Using Riveter to map gendered power dynamics in Hades/Persephone fan fiction
DOI:
https://doi.org/10.3983/twc.2025.2643Keywords:
Agency, Classical reception, Computational fan studies, Gender, Natural language processing, PowerAbstract
I examine the affordances and limitations of Riveter, an NLP-pipeline, for analyzing dynamics of power and agency in fan fiction. Riveter detects entities in a text, links together references to the same entity, parses grammatical relationship between entities, and assigns entities lexicon-based scores reflecting their levels of power and agency. I take the gendered dynamics of the Hades/Persephone relationship from Greek mythology fandom as a case study, using a corpus of fan fiction from Archive of Our Own.
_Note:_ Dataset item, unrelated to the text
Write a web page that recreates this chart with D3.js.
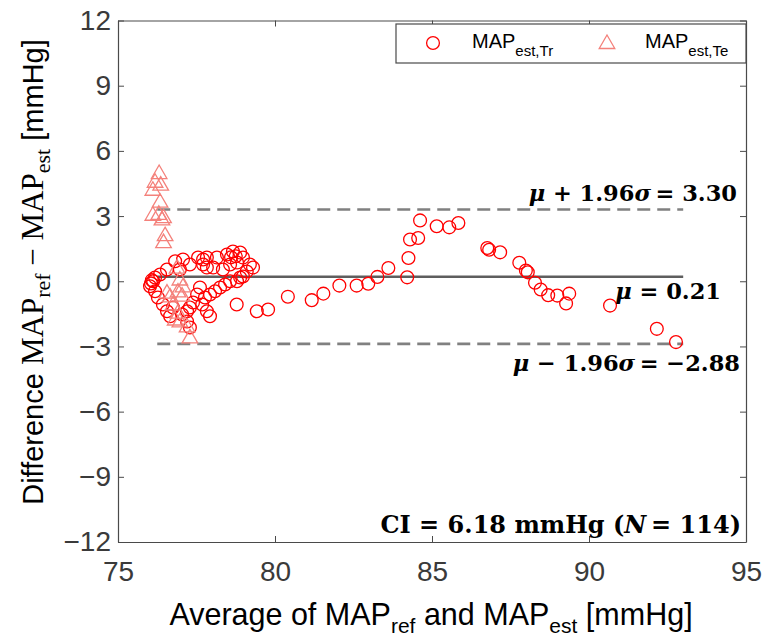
<!DOCTYPE html>
<html>
<head>
<meta charset="utf-8">
<script src="https://cdn.jsdelivr.net/npm/d3@7"></script>
<style>
  html, body { margin: 0; padding: 0; background: #fff; }
  svg { display: block; }
</style>
</head>
<body>
<svg id="chart" width="769" height="642"></svg>
<script>
// Bland–Altman data: [average of MAP_ref and MAP_est, difference MAP_ref - MAP_est] in mmHg
const trainingPoints = [
  // lower-left loop of the dense cluster
  [76.05, -0.10], [76.08, 0.05], [76.02, -0.23], [76.12, 0.00], [76.18, -0.46],
  [76.27, -0.75], [76.18, 0.17], [76.34, 0.31],
  [76.43, -1.07], [76.56, -1.38], [76.66, -1.61], [76.75, -1.21],
  // upper arc
  [76.56, 0.54], [76.82, 0.92], [76.97, 0.54], [77.07, 1.00], [77.29, 0.77],
  [77.55, 1.09], [77.71, 1.00], [77.71, 0.77], [77.83, 0.63], [77.83, 1.09],
  [78.03, 0.63], [78.15, 1.09], [78.34, 0.54], [78.47, 1.23], [78.57, 0.77],
  [78.66, 1.37], [78.79, 0.86], [78.89, 1.32], [78.98, 1.09], [79.10, 0.45],
  [79.20, 0.77], [79.30, 0.63], [78.75, 1.15], [78.60, 1.10],
  // rising diagonal
  [77.04, -1.53], [77.20, -1.38], [77.20, -1.85], [77.29, -1.21], [77.29, -2.13],
  [77.39, -0.98], [77.52, -0.61], [77.61, -0.29], [77.68, -1.07], [77.77, -0.75],
  [77.83, -1.38], [77.93, -0.61], [77.93, -1.61], [78.09, -0.46], [78.25, -0.29],
  [78.41, -0.15], [78.57, 0.00], [78.79, 0.00], [78.89, 0.17], [78.98, 0.22],
  // trailing points
  [78.78, -1.07], [79.42, -1.38], [79.78, -1.30], [80.41, -0.71],
  [81.17, -0.87], [81.54, -0.57], [82.05, -0.20], [82.60, -0.20], [82.97, -0.11],
  [83.26, 0.20], [83.61, 0.61], [84.21, 0.18], [84.25, 1.07], [84.30, 1.92],
  [84.56, 1.99], [84.62, 2.80], [85.15, 2.53], [85.55, 2.48], [85.84, 2.68],
  [86.76, 1.53], [86.82, 1.45], [87.17, 1.33], [87.78, 0.85], [87.99, 0.49],
  [88.05, 0.41], [88.28, -0.07], [88.46, -0.38], [88.70, -0.64], [88.99, -0.66],
  [89.37, -0.57], [89.27, -1.02], [90.67, -1.12], [92.16, -2.19], [92.77, -2.80]
];

const testPoints = [
  [76.31, 4.98], [76.18, 4.58], [76.36, 4.45], [76.11, 4.21], [76.34, 3.66],
  [76.11, 3.06], [76.30, 3.10], [76.45, 2.95], [76.40, 2.85], [76.50, 2.12],
  [76.45, 1.80],
  [76.88, 0.63], [76.97, 0.08], [77.07, -0.24], [76.56, -0.52], [76.91, -0.47],
  [76.66, -0.70], [77.04, -0.66], [76.75, -1.07], [76.91, -1.44], [76.82, -1.76],
  [76.97, -1.85], [77.20, -2.08], [77.29, -2.58]
];

// summary statistics
const meanDiff = 0.21;
const upperLoA = 3.30;
const lowerLoA = -2.88;
const limitSpan = [76.25, 93.0];

const xTicks = [75, 80, 85, 90, 95];
const yTicks = [-12, -9, -6, -3, 0, 3, 6, 9, 12];
const xDomain = [75, 95];
const yDomain = [-12, 12];

// ---------------------------------------------------------------
const svg = d3.select("#chart");
const m = { left: 118, right: 746, top: 20.5, bottom: 542 };

const x = d3.scaleLinear().domain(xDomain).range([m.left, m.right]);
const y = d3.scaleLinear().domain(yDomain).range([m.bottom, m.top]);

const tickFont = "'Liberation Sans', Arial, sans-serif";
const mathFont = "'DejaVu Serif', 'Liberation Serif', serif";
const labelSerif = "'Liberation Serif', 'Times New Roman', serif";

// axes with inward ticks on all four sides
function styleAxis(g) {
  g.select(".domain").attr("stroke", "#4a4a4a").attr("stroke-width", 1.2);
  g.selectAll(".tick line").attr("stroke", "#4a4a4a").attr("stroke-width", 1);
  g.selectAll(".tick text")
    .attr("fill", "#3a3a3a")
    .style("font-family", tickFont)
    .style("font-size", "28px");
}

svg.append("g")
  .attr("transform", `translate(0,${m.bottom})`)
  .call(d3.axisBottom(x).tickValues(xTicks).tickSize(-6).tickSizeOuter(0).tickPadding(19))
  .call(styleAxis);

svg.append("g")
  .attr("transform", `translate(0,${m.top})`)
  .call(d3.axisTop(x).tickValues(xTicks).tickSize(-6).tickSizeOuter(0).tickFormat(""))
  .call(styleAxis);

svg.append("g")
  .attr("transform", `translate(${m.left},0)`)
  .call(d3.axisLeft(y).tickValues(yTicks).tickSize(-6).tickSizeOuter(0).tickPadding(7))
  .call(styleAxis);

svg.append("g")
  .attr("transform", `translate(${m.right},0)`)
  .call(d3.axisRight(y).tickValues(yTicks).tickSize(-6).tickSizeOuter(0).tickFormat(""))
  .call(styleAxis);

// mean and limits of agreement
svg.append("line")
  .attr("x1", x(limitSpan[0])).attr("x2", x(limitSpan[1]))
  .attr("y1", y(meanDiff)).attr("y2", y(meanDiff))
  .attr("stroke", "#5e5e5e").attr("stroke-width", 2.6);

[upperLoA, lowerLoA].forEach(v => {
  svg.append("line")
    .attr("x1", x(limitSpan[0])).attr("x2", x(limitSpan[1]))
    .attr("y1", y(v)).attr("y2", y(v))
    .attr("stroke", "#808080").attr("stroke-width", 2.6)
    .attr("stroke-dasharray", "13,7");
});

// markers
const trainColor = "#ff0000";
const testColor = "#f4817b";
const tri = d3.symbol().type(d3.symbolTriangle).size(105);

svg.append("g").selectAll("circle")
  .data(trainingPoints)
  .join("circle")
  .attr("cx", d => x(d[0]))
  .attr("cy", d => y(d[1]))
  .attr("r", 6.4)
  .attr("fill", "none")
  .attr("stroke", trainColor)
  .attr("stroke-width", 1.3);

svg.append("g").selectAll("path")
  .data(testPoints)
  .join("path")
  .attr("transform", d => `translate(${x(d[0])},${y(d[1]) + 1})`)
  .attr("d", tri)
  .attr("fill", "none")
  .attr("stroke", testColor)
  .attr("stroke-width", 1.3);

// legend
const legend = svg.append("g");
legend.append("rect")
  .attr("x", 396).attr("y", 24).attr("width", 350).attr("height", 39)
  .attr("fill", "#fff").attr("stroke", "#4a4a4a").attr("stroke-width", 1.2);
legend.append("circle")
  .attr("cx", 433).attr("cy", 43).attr("r", 6.4)
  .attr("fill", "none").attr("stroke", trainColor).attr("stroke-width", 1.3);
legend.append("path")
  .attr("transform", "translate(607,44)")
  .attr("d", tri)
  .attr("fill", "none").attr("stroke", testColor).attr("stroke-width", 1.3);

function legendLabel(x0, sub) {
  const t = legend.append("text")
    .attr("x", x0).attr("y", 48)
    .style("font-family", tickFont).style("font-size", "20px").attr("fill", "#000");
  t.append("tspan").text("MAP");
  t.append("tspan").attr("dy", 8).style("font-size", "15px").text(sub);
}
legendLabel(472, "est,Tr");
legendLabel(645, "est,Te");

// annotations (bold math text, Greek symbols and N in italic)
function mathLabel(xEnd, yBase, parts, size) {
  const t = svg.append("text")
    .attr("x", xEnd).attr("y", yBase)
    .attr("text-anchor", "end")
    .style("font-family", mathFont)
    .style("font-weight", "bold")
    .style("font-size", size + "px")
    .attr("fill", "#000");
  parts.forEach(p => {
    const s = t.append("tspan").text(p[0]);
    if (p[1]) s.style("font-style", "italic");
  });
}

mathLabel(737, 201, [["μ", 1], [" + 1.96"], ["σ", 1], ["\u2009= 3.30"]], 22.5);
mathLabel(721, 299, [["μ", 1], [" = 0.21"]], 22.5);
mathLabel(740, 371, [["μ", 1], [" − 1.96"], ["σ", 1], ["\u2009=  −2.88"]], 22.5);
mathLabel(741, 533, [["CI = 6.18 mmHg ("], ["N", 1], ["\u2009= 114)"]], 24);

// axis titles
const xt = svg.append("text")
  .attr("x", 431).attr("y", 625)
  .attr("text-anchor", "middle")
  .style("font-family", tickFont).style("font-size", "30.5px").attr("fill", "#000");
xt.append("tspan").text("Average of MAP");
xt.append("tspan").attr("dy", 8).style("font-size", "21px").text("ref");
xt.append("tspan").attr("dy", -8).text(" and MAP");
xt.append("tspan").attr("dy", 8).style("font-size", "21px").text("est");
xt.append("tspan").attr("dy", -8).text(" [mmHg]");

const yt = svg.append("text")
  .attr("transform", "translate(43,272) rotate(-90)")
  .attr("text-anchor", "middle")
  .style("font-family", tickFont).style("font-size", "29px").attr("fill", "#000");
yt.append("tspan").text("Difference ");
yt.append("tspan").style("font-family", labelSerif).style("font-size", "31px").text("MAP");
yt.append("tspan").attr("dy", 7).style("font-family", labelSerif).style("font-size", "22px").text("ref");
yt.append("tspan").attr("dy", -7).style("font-family", labelSerif).style("font-size", "31px").text(" − MAP");
yt.append("tspan").attr("dy", 7).style("font-family", labelSerif).style("font-size", "22px").text("est");
yt.append("tspan").attr("dy", -7).text(" [mmHg]");
</script>
</body>
</html>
I also use Riveter to assign aggregate power and agency scores to all entities referred to with the same gendered pronouns in fan fiction. I evaluate Riveter's performance by manually annotating a single fan fiction text. The tool overlooks some of the implicit ways characters negotiate power and misses many of the ways power and agency are represented, reconfigured, and negotiated. However, because of its ease and transparency of use and its capacity to examine textual relations at a large scale, Riveter is useful for mapping (gendered) character dynamics in fan fiction, especially when combined with more fine-grained methods such as selected close readings.